Radio Liberty’s Kyrgyz Service reports Kyrgyz authorities say Tajik border guards opened fire on a truck and attempted to abduct the driver near a disputed sector of the border between the two Central Asian states where ethnic-related incidents have been frequent in recent years.

Kyrgyzstan's State Border Guard Service said on December 22 that three Tajik border guards forcibly got aboard a Kyrgyz truck, when its driver stopped to get some water from a spring in the southern Leilek district.

"The Tajik border guards then ordered the Kyrgyz driver to drive his truck further with them aboard.  To attract other vehicles attention to his situation, the driver abruptly turned the wheel blocking the road, which forced the Tajik soldiers to leave the truck.  However, when the Kyrgyz citizen continued to drive his truck, the Tajik border guards opened fire at the vehicle hitting the windshield and a tire," says a statement released by Kyrgyzstan's State Border Guard Service, according to RFE/RL’s Kyrgyz Service.

The driver reportedly sustained minor injuries caused by shattered glass.

The incident could not be independently confirmed and Tajik officials have yet to comment on the Kyrgyz statement, RFE/RL’s Kyrgyz Service added. 

Tajikistan and Kyrgyzstan have not yet resolved the border delineation problem.  Many border areas in Central Asia have been disputed since the collapse of the Soviet Union in 1991.  The situation is particularly complicated near the numerous exclaves in the Fergana Valley, where the borders of Tajikistan, Uzbekistan, and Kyrgyzstan meet.
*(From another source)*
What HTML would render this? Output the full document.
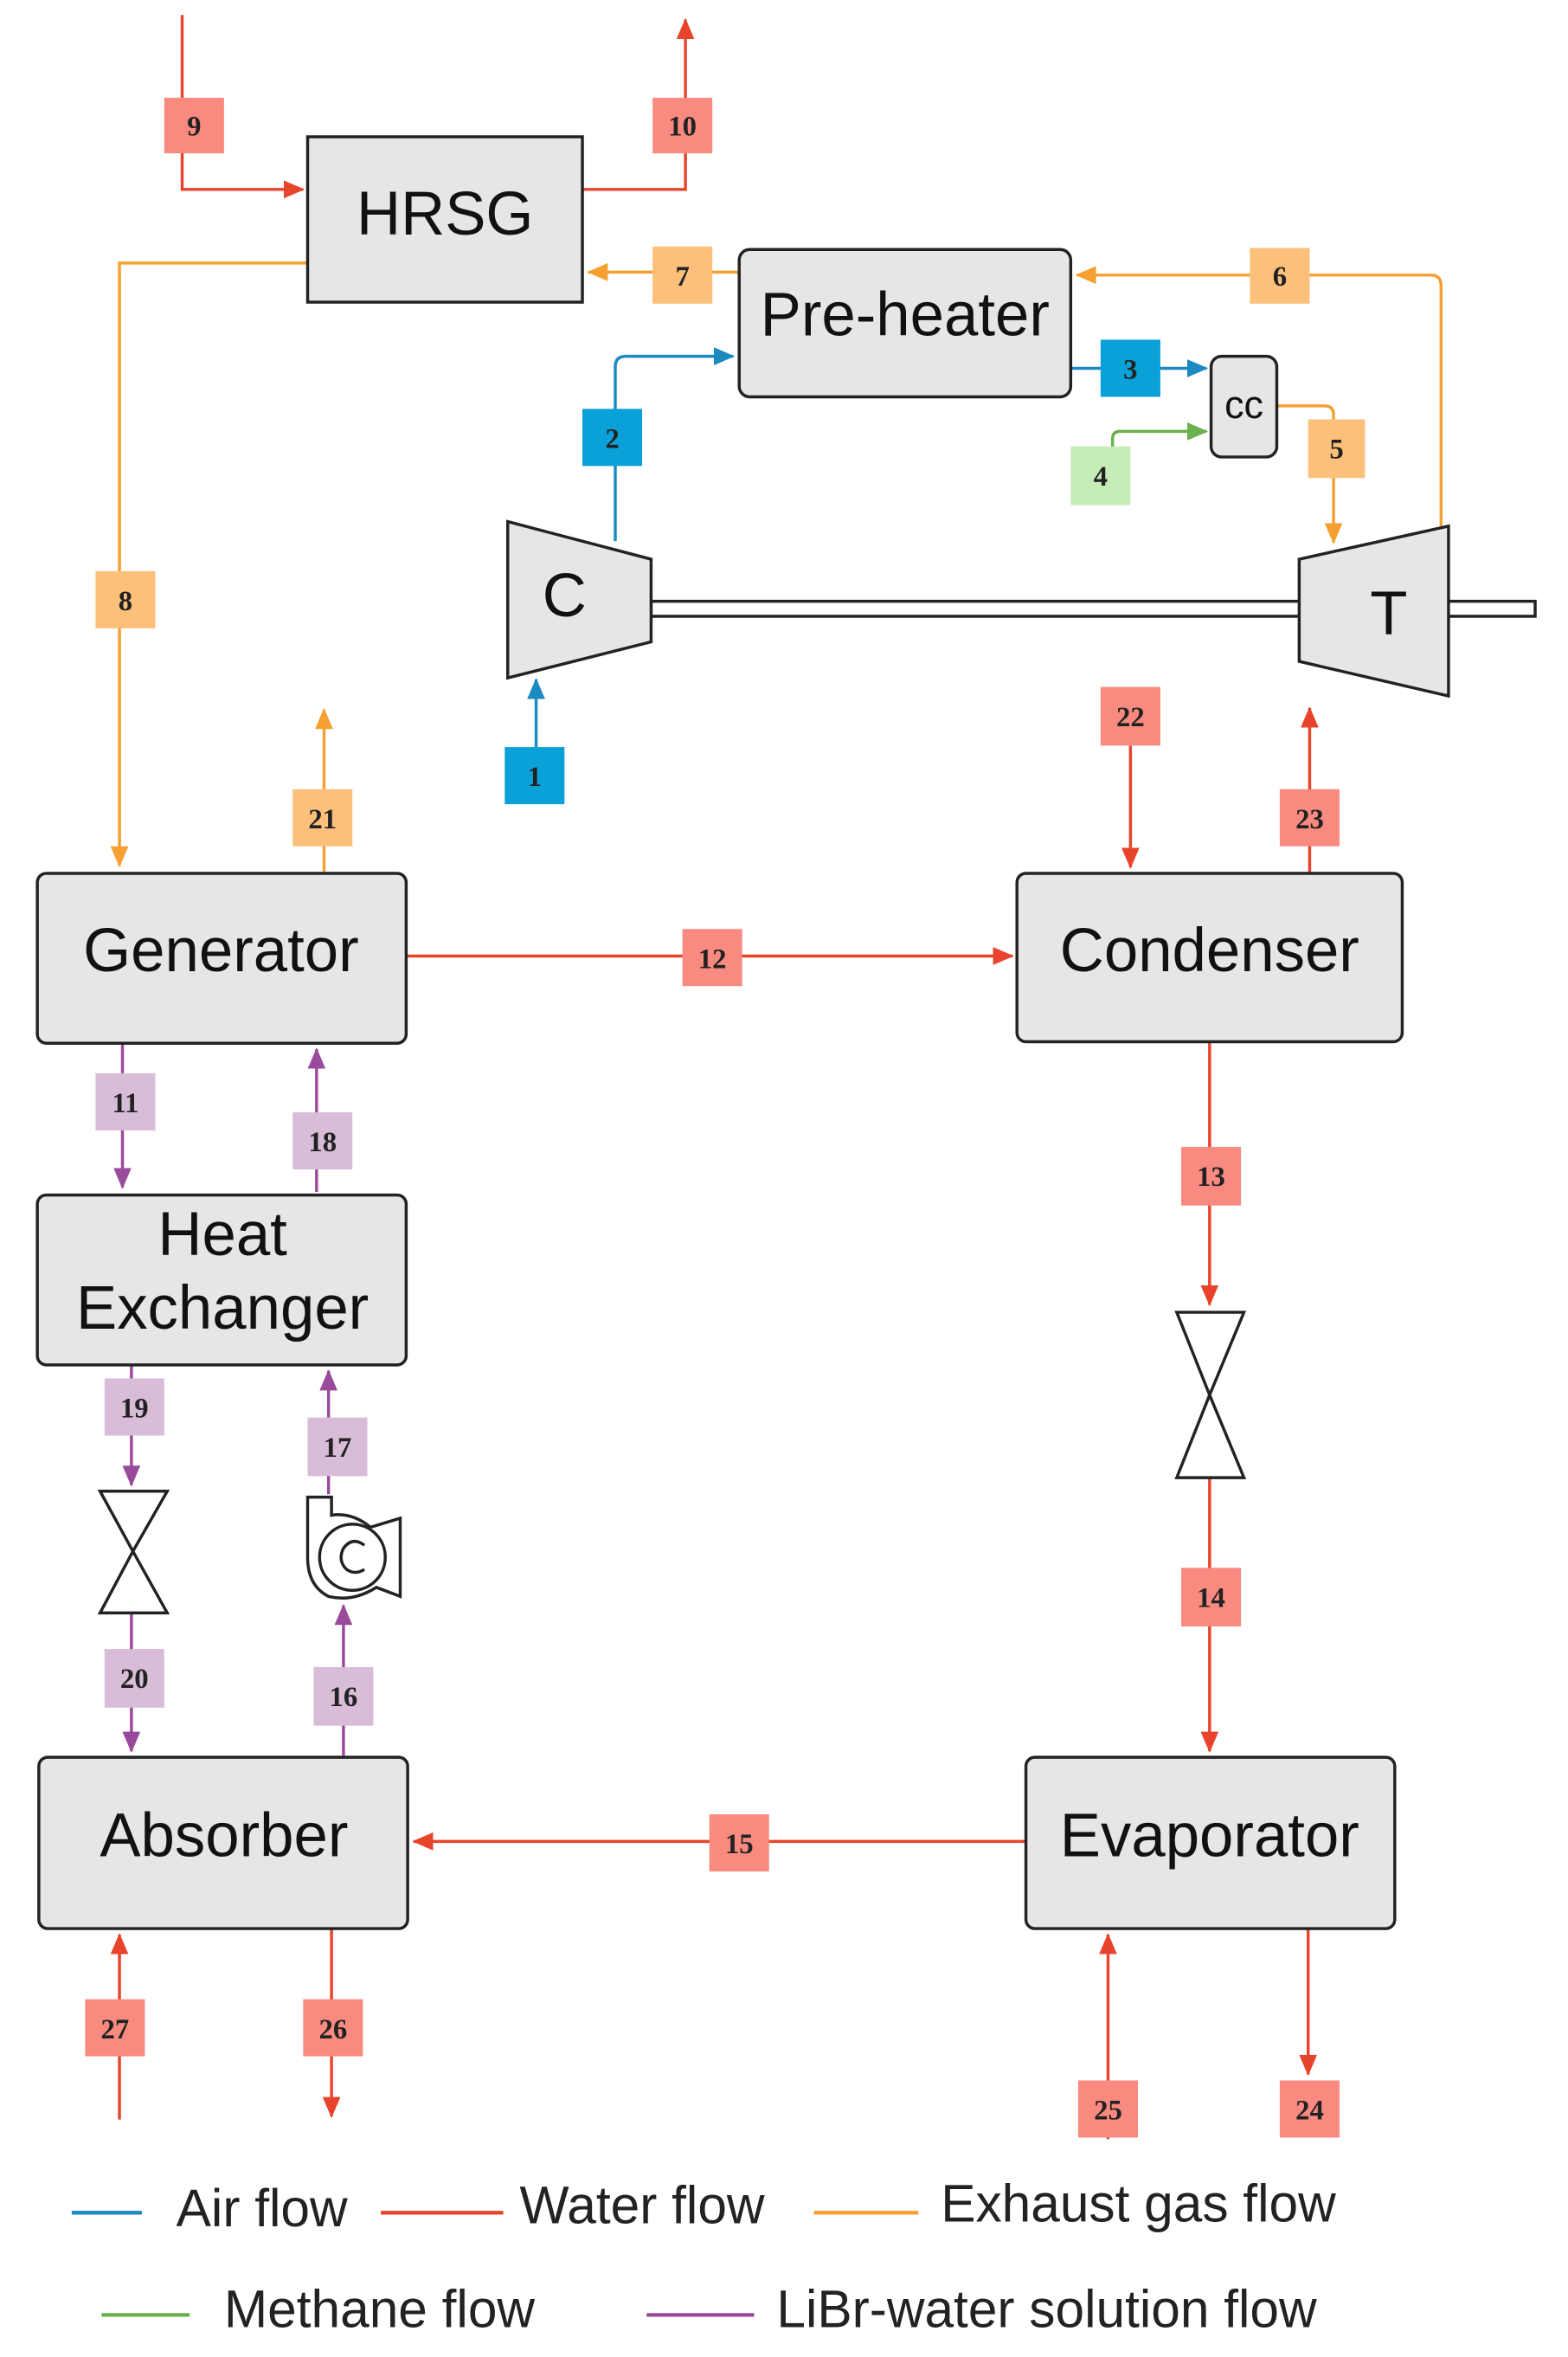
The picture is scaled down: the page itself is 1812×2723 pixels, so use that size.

The border of Kyrgyzstan and Tajikistan has been the scene of unrest repeatedly since the collapse of the former Soviet Union.

It has been difficult to demarcate the Kyrgyz-Tajik border because over the course of some 100 years Soviet mapmakers drew and redrew the Kyrgyz-Tajik border, incorporating land that had traditionally belonged to one people in the territory of the other Soviet republic.

Exclaves appeared and temporary land use agreements were signed.

All of this survived the collapse of the Soviet Union and people in Kyrgyzstan and Tajikistan have various Soviet-era maps they use to justify their claim to specific areas along the border.

Border talks between Tajikistan and Kyrgyzstan began in 2002.  Only slightly more than half of the 970 kilometers of border shared by the two countries has been demarcated despite decades of attempts to bring the matter to a close.  The border delineation problem has led to conflicts between rival ethnic communities.

Almost half of the 970-kilometer-long Kyrgyz-Tajik border has not been demarcated, leading to repeated tensions since the two countries gained independence three decades ago.

In late April, clashes that involved military personnel along a disputed segment of the Kyrgyz-Tajik border left dozens of people dead on both sides.